Ao se dedicar, em meados do século XX, a compor uma sinfonia, uma das formas fundamentais da música ocidental, Copland conhecia exatamente os riscos que correria: a sinfonia era uma forma em declínio, gasta e abandonada pelos autores modernos. Copland foi um dos compositores da nova geração a se responsabilizar pelo reerguimento da sinfonia, libertando-a da forma-sonata e reestruturando-a internamente em cada movimento. Para que isso ocorresse, observou que os materiais musicais precisariam ser introduzidos de maneira menos tensa, que as divisões em grupos temáticos deveriam esfumar-se e que não poderia haver uma generalização quanto à natureza do desenvolvimento e da recapitulação dos elementos da exposição. “Eis porque a sinfonia moderna, para nós, é mais difícil de ouvir do que a antiga, cujos contornos básicos já estavam substancialmente digeridos pela nossa consciência musical”, reconheceu o compositor.

 

Na Sinfonia nº 3, sua obra orquestral mais imponente e última do gênero, Copland esquivou-se da habitual estrutura dos tradicionais primeiros movimentos sinfônicos para criar um movimento de contorno único, a partir de três temas interligados e semelhantes entre si. O primeiro é uma melodia em largos intervalos cantados em uníssono; o segundo, mais fluente ritmicamente, conduz ao clímax no qual os trombones apresentam o terceiro tema. As melodias longas, sustentadas por notas pedais graves, mostram que Copland concebera a orquestra como um imenso órgão de tubos de timbres exuberantes.
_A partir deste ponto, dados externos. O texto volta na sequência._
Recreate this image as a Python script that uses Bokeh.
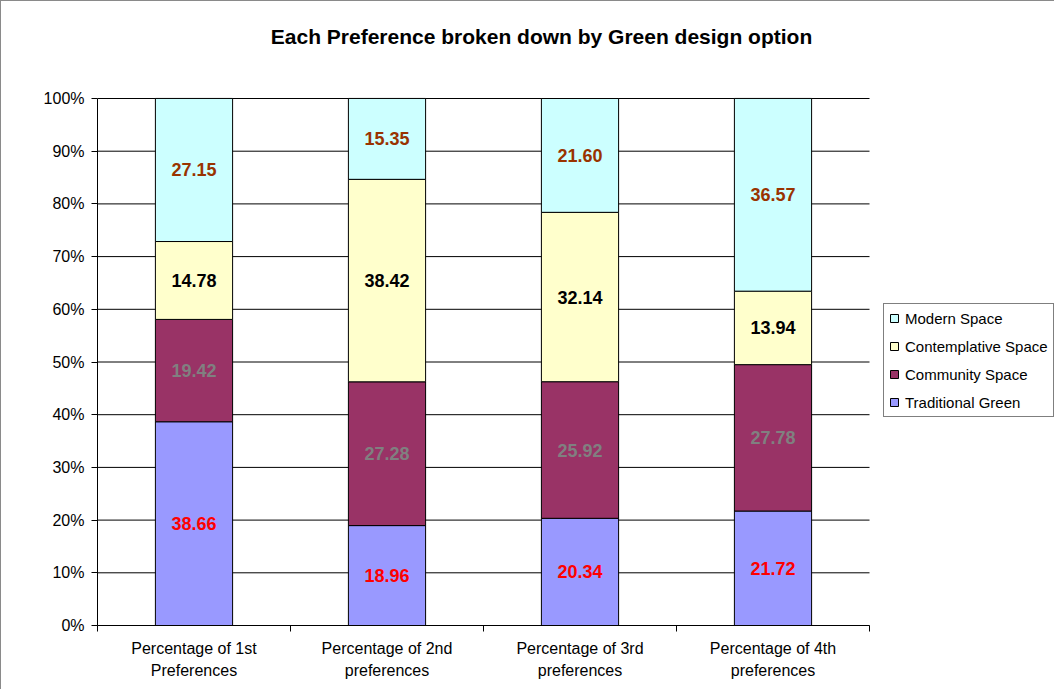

A ascensão espiritual do movimento inicial, o caráter jubiloso do segundo e os momentos meditativos do terceiro irão preparar o ouvinte para o extasiante último movimento, no qual desponta a Fanfare for the Common Man (1942), tão familiar aos norte-americanos, e cuja versão expandida explica a gênese de toda a obra. Leonard Bernstein reconheceu a gama de emoções que a Sinfonia nº 3 de Aaron Copland transmite aos ouvintes: “otimismo, simplicidade, sentimentalismo e nobreza”. Na verdade, Copland superou a corrente romântico-nacionalista ao tocar fundo o espírito norte-americano e hastear o coração de seu povo junto às “Estrelas e Faixas”, com um estilo musical novo, único e marcante: patriota.

 

Marcelo Corrêa
Pianista, Mestre em Piano pela Universidade Federal de Minas Gerais e professor na Universidade do Estado de Minas Gerais.